An Instagram user claims that fashion label Mango is using one of his images on a shirt without his permission.
Tuana Aziz, a commercial photographer from Sweden, shared a screengrab Monday of a shirt being sold by Mango.
The shirt in question appears to have been pulled from Mango’s store after Aziz tagged Mango in the screenshot he shared on Instagram. He told Instagramers, a website devoted to the photo-sharing community, he was “really upset.” He added, “I don’t know what to do.”
Aziz also called out Mango on Twitter, where one man tweeted him back, stating that the apparent copyright infringement was the fault of a freelance designer.
Aziz originally shared the photo in August 2011, and he made it his Instagram profile picture last February. It appears to be part of a collection Aziz titled “The Last Princess,” through which he hoped to convey an “adventurous, magical and natural feeling.” Aziz stumbled across the shirt when visiting a store in Sweden, according to Instagramers, and found it on the brand’s online store later.
This isn’t the first time social media has intervened in cases of apparent copyright infringement.

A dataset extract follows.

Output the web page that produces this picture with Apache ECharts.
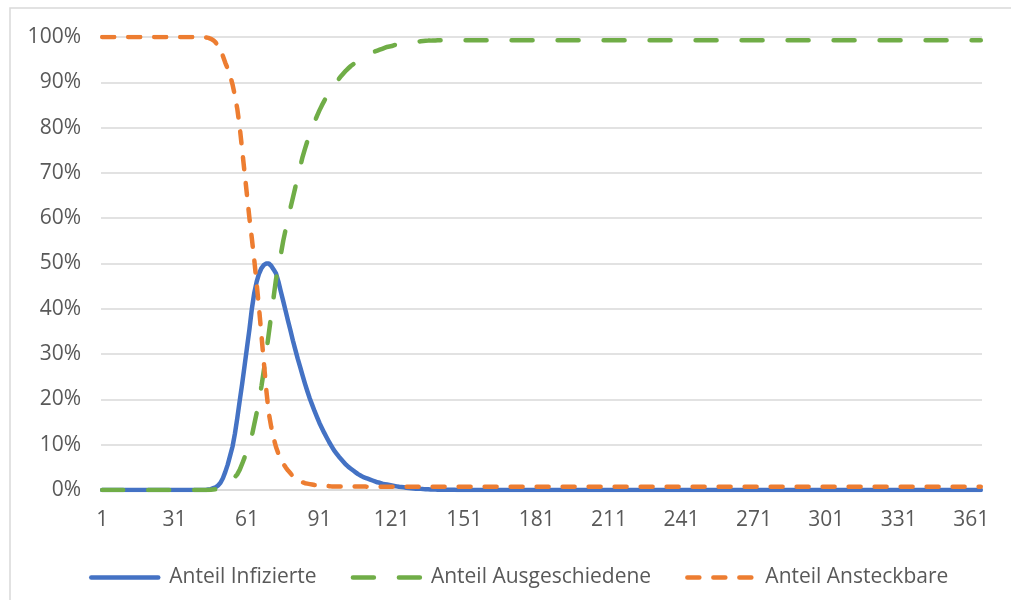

Last April, a photographer accused Vogue Spain of lifting his photos and posting them on its own Instagram account. More recently, a court ruled in a professional photographer’s favor after Agence France-Presse took photos of his from Twitter and distributed some of the images to photo agency Getty Images without his permission. Moreover, more than 100,000 Regretsy fans helped protest against H&M’s use of Tori LeConsay’s street art.
It remains to be seen whether Aziz plans to take legal action.